Columbus rallies in 2nd half to win rubber match vs. rival Palmetto, return to 8A semis
Columbus and Palmetto set a standard this year for what a meeting between the two district rivals should look like. They played twice in the regular season and each team won once, with the two games decided by a total of seven point.
On Friday, the rivalry almost made Miami-Dade County history: The Explorers and Panthers met for a third time in the Region 4-Class 8A championship. No one can ever remember two teams playing three times in the same season and certainly not with a trip to the state semifinals on the line, but what better way to figure out who would represent South Florida in the 8A semifinals than a rubber match in Homestead?
The third meeting played out a lot like those first two. Points were hard to come by, turnovers played a massive role and one second-half play ultimately helped decide a one-possession game. For the second straight meeting, Columbus came through late to beat Palmetto, 22-14, at Orange Bowl Field at Harris Field Park.
“We knew they were a good team,” Denim Edwards said. “We just knew we had to punch them in the mouth.”
The Explorers running back scored the go-ahead touchdown with 5:02 left in the third quarter to put Columbus (9-3) ahead 19-14 and the Explorers never trailed again. Edwards punched in a 1-yard touchdown after running five times for 68 yards on the drive, including a 28-yard run on third-and-14, and then the Panthers (9-3) went three-and-out two times with one interception and one turnover on downs on their final five drives.
After getting beaten for two long touchdowns in the first half, Columbus held Palmetto to just 38 yards in the second half and rode Edwards, who finished with 28 carries for 130 yards and a touchdown, to victory.
The Explorers are now just two wins away from winning a second state title in three years and will go on the road to face Venice next Friday. Last year, they didn’t compete in the Florida High School Athletic Association’s state series because of the COVID-19 pandemic, instead playing in the tri-county tournament and winning.
“We’re a dynasty,” Edwards said. “We’ve got to keep punching it for the alumni.”
Columbus was still down 14-12 when it faced a third-and-14 at the Panthers’ 39-yard line in the second quarter. The Explorers hadn’t done much on offense since marching down the field with a 14-play, 78-yard touchdown drive on the first possession and this was their first time across midfield in the second half. Columbus coach Dave Dunn figured he had two chances to pick up the first down.
Edwards, as Dunn put, “made me look smart.”
The senior ran up the middle and into a mess of Panthers. Somehow, he slipped out of a tackle and dragged defenders down to the 11. Two plays later, Edwards ran in the go-ahead score.

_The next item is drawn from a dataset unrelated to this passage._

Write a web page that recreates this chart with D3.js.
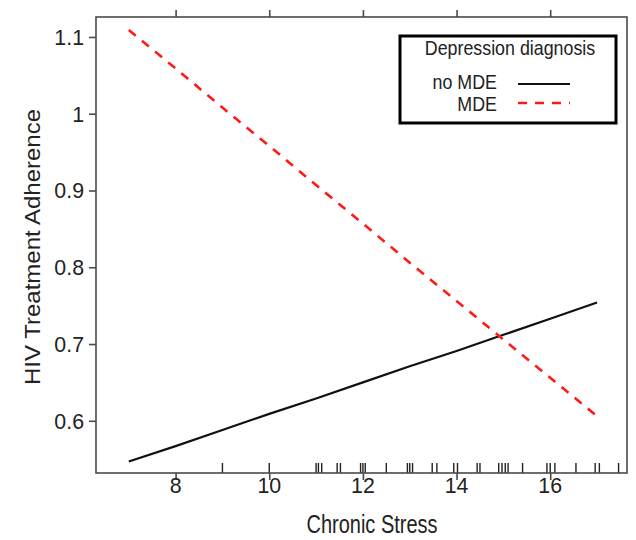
<!DOCTYPE html>
<html><head><meta charset="utf-8">
<script src="https://cdn.jsdelivr.net/npm/d3@7"></script>
<style>body{margin:0;background:#fff}svg{display:block}text{font-family:"Liberation Sans",Arial,sans-serif}</style>
</head><body>
<script>
// ---- data ----
const stress = [7, 8, 9, 10, 11, 12, 13, 14, 15, 16, 17];
const noMDE = [0.547, 0.567, 0.588, 0.609, 0.629, 0.650, 0.671, 0.691, 0.712, 0.733, 0.754];
const MDE   = [1.109, 1.059, 1.008, 0.958, 0.907, 0.857, 0.806, 0.756, 0.706, 0.656, 0.606];
const rug = [9, 10, 11, 11.05, 11.12, 11.45, 11.52, 11.95, 12, 12.05, 12.5, 12.95, 13, 13.06,
             13.48, 13.58, 13.94, 14.02, 14.44, 14.5, 14.9, 14.97, 15.04, 15.1, 15.41, 15.93,
             16.0, 16.1, 16.55, 16.96, 17.05, 17.46];
const xTicks = [8, 10, 12, 14, 16];
const yTicks = [0.6, 0.7, 0.8, 0.9, 1.0, 1.1];
const yTickLabels = ["0.6", "0.7", "0.8", "0.9", "1", "1.1"];
const legendTitle = "Depression diagnosis";
const seriesNames = ["no MDE", "MDE"];
const xTitle = "Chronic Stress";
const yTitle = "HIV Treatment Adherence";

const W = 636, H = 540;
const L = 96, R = 627, T = 17, B = 473;
const axisCol = "#4a4a4a";

const svg = d3.select("body").append("svg").attr("width", W).attr("height", H);
const x = d3.scaleLinear().domain([6.30, 17.64]).range([L, R]);
const y = d3.scaleLinear().domain([0.532, 1.126]).range([B, T]);

function txt(g, xx, yy, s, size, anchor, sx, rot) {
  return g.append("text")
    .attr("transform", `translate(${xx},${yy}) scale(${sx},1)` + (rot ? ` rotate(${rot})` : ""))
    .attr("text-anchor", anchor).attr("font-size", size).attr("fill", "#222").text(s);
}

// rug
svg.append("g").selectAll("line").data(rug).join("line")
  .attr("x1", d => x(d)).attr("x2", d => x(d))
  .attr("y1", B).attr("y2", B - 10)
  .attr("stroke", "#222").attr("stroke-width", 1.4);

// lines
const line = d3.line().x((d, i) => x(stress[i])).y(d => y(d));
svg.append("path").attr("d", line(noMDE)).attr("fill", "none")
  .attr("stroke", "#111").attr("stroke-width", 2.2);
svg.append("path").attr("d", line(MDE)).attr("fill", "none")
  .attr("stroke", "#ff1a1a").attr("stroke-width", 2.6).attr("stroke-dasharray", "9,8");

// axes
const gB = svg.append("g").attr("transform", `translate(0,${B})`)
  .call(d3.axisBottom(x).tickValues(xTicks).tickSize(7).tickFormat(""));
const gT = svg.append("g").attr("transform", `translate(0,${T})`)
  .call(d3.axisTop(x).tickValues(xTicks).tickSize(7).tickFormat(""));
const gL = svg.append("g").attr("transform", `translate(${L},0)`)
  .call(d3.axisLeft(y).tickValues(yTicks).tickSize(7).tickFormat(""));
[gB, gT, gL].forEach(g => {
  g.select(".domain").remove();
  g.selectAll(".tick line").attr("stroke", axisCol).attr("stroke-width", 1.6);
});
svg.append("rect").attr("x", L).attr("y", T).attr("width", R - L).attr("height", B - T)
  .attr("fill", "none").attr("stroke", axisCol).attr("stroke-width", 1.6);

// tick labels
const lab = svg.append("g");
xTicks.forEach(v => txt(lab, x(v), B + 20, String(v), 22, "middle", 0.97));
yTicks.forEach((v, i) => txt(lab, L - 12, y(v) + 8, yTickLabels[i], 22, "end", 0.97));

// axis titles
txt(svg, 372, H - 7, xTitle, 25, "middle", 0.8);
txt(svg, 40, (T + B) / 2 + 2, yTitle, 24, "middle", 0.95, -90);

// legend
const lg = svg.append("g");
lg.append("rect").attr("x", 400).attr("y", 36).attr("width", 216).attr("height", 87)
  .attr("fill", "#fff").attr("stroke", "#000").attr("stroke-width", 3);
txt(lg, 510, 55, legendTitle, 21, "middle", 0.85);
txt(lg, 497, 89, seriesNames[0], 21, "end", 0.85);
txt(lg, 497, 111, seriesNames[1], 21, "end", 0.85);
lg.append("line").attr("x1", 518).attr("x2", 570).attr("y1", 84).attr("y2", 84)
  .attr("stroke", "#111").attr("stroke-width", 2.2);
lg.append("line").attr("x1", 518).attr("x2", 570).attr("y1", 103).attr("y2", 103)
  .attr("stroke", "#ff1a1a").attr("stroke-width", 2.6).attr("stroke-dasharray", "9,8");
</script>
</body></html>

“I told coach before the play, I said, ‘They cannot stop me.’ I kept hitting them in the mouth, kept hitting them in the mouth. The linebackers and the D-line was getting tired in the trenches. They didn’t want anymore of that weight we had, so I told him, ‘Coach, keep handing it to me. Keep feeding me, keep feeding me.’ That’s what we did.
“I was in the zone. They couldn’t stop me. Like I said before, they couldn’t stop me during that drive, so I told Coach, Keep feeding me.”
Columbus then forced Palmetto into a three-and-out, blocked a punt for the second time to get a short field and stretched the lead to 22-14 on a chip-shot field goal with 57 seconds left in the third.
Other than the two first-half touchdowns, the Explorers’ defense was its typical self. Columbus sacked star quarterback Kevin Smith three times and intercepted once, and got a safety on a blocked punt in the first half to keep within striking distance.
Smith finished 27 of 44 for 296 yards with two touchdowns and one interception, but the senior was only 11 of 19 for 38 yards and one interception in the second half.
Smith’s two touchdowns both came on plays longer than 35 yards. On the first, he hit star wide receiver Mike Jackson for a 37-yard score on a post route to tie the game 7-7. On the second, he launched another long pass to Panthers athlete Jai-Ayviauynn Celestine for a 62-yard touchdown to go up 14-12 with 20 seconds left in the first half.
Celestine finished with 10 catches for 135 yards and Jackson, who orally committed to the Appalachian State Mountaineers earlier Friday, had six for 71. Dunn called them “the two best players we’ve seen all year” and the threat of their big-play ability gave Palmetto a chance all the way until Smith’s final pass fell incomplete on fourth down with a little more than two minutes to go.
In their first meeting when the two played for a district championship in September, the Panthers won when Jackson intercepted Explorers quarterback Fernando Mendoza in the end zone on the final play. When they rematched for the Greater Miami Athletic Conference championship in October, Columbus got revenge with a field goal in the final five minutes.
In the rubber match, the Explorers again came through late and now their long-delayed state-title defense is still alive.